Tuning Android Phone to Car Radio


Connecting your Android smartphone to your car radio is useful for more than just listening to music. Phone calls, voicemails, and even text-to-voice SMS messages are just a few of the things you can play over your stereo with the right equipment. Depending on your needs, as well as your current setup, playing your phone through your radio could cost you nothing -- or all the way up to $80 or $90.


  • If you drive a newer car (or have a newer stereo system) you may be able to sync your phone via Bluetooth. If so, the process for connecting is just like pairing with a headset: pull the bar at the top of the screen down by dragging your thumb down the screen, select Bluetooth, and make the phone visible. From there, follow your car's connection instructions. After initial pairing, your phone should connect whenever you get in range.

Auxiliary Cable

  • If your car has a small input port labelled "Aux," "Auxiliary" or something similar -- and you don't mind an extra wire -- a cable will be the fastest and least expensive solution to your problem. Auxiliary cables, commonly found at electronics stores like Best Buy or RadioShack, have 3.5mm male connections on both ends, allowing you to plug straight in to your stereo. As a bonus, most Android phones will detect an auxiliary connection and put your phone in speakerphone mode when in a call.

FM Transmitter

  • Though they're often the most expensive solution, FM transmitters are perhaps the most efficient way to tune in to your car radio if you don't have Bluetooth/USB capabilities or an auxiliary port. Many, like Jabra's Cruiser line, Motorola's Motorokr line and Griffin's iTrip line come with built-in speakers and microphones so you can take calls through the device or the radio. Others work as standalone radio devices, but, at the same cost as a car kit, may not make as much sense for the money.
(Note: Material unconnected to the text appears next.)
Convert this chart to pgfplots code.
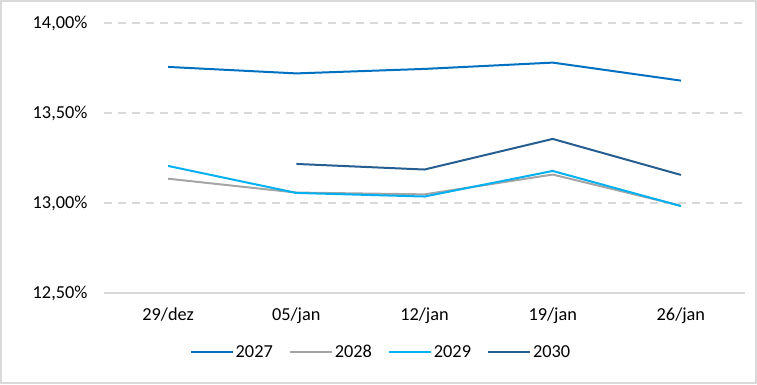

  • A USB jack isn't yet a common feature in cars, but if your ride has one, it very well could be your cheapest and fastest solution. To find out if your car's USB connection supports Android phones, plug your phone in via a charging cable and follow the onscreen prompts. If everything syncs up, the car should play music (as well as call audio) through your speakers. It adds an extra cable to the mix, but it's also inexpensive and fast.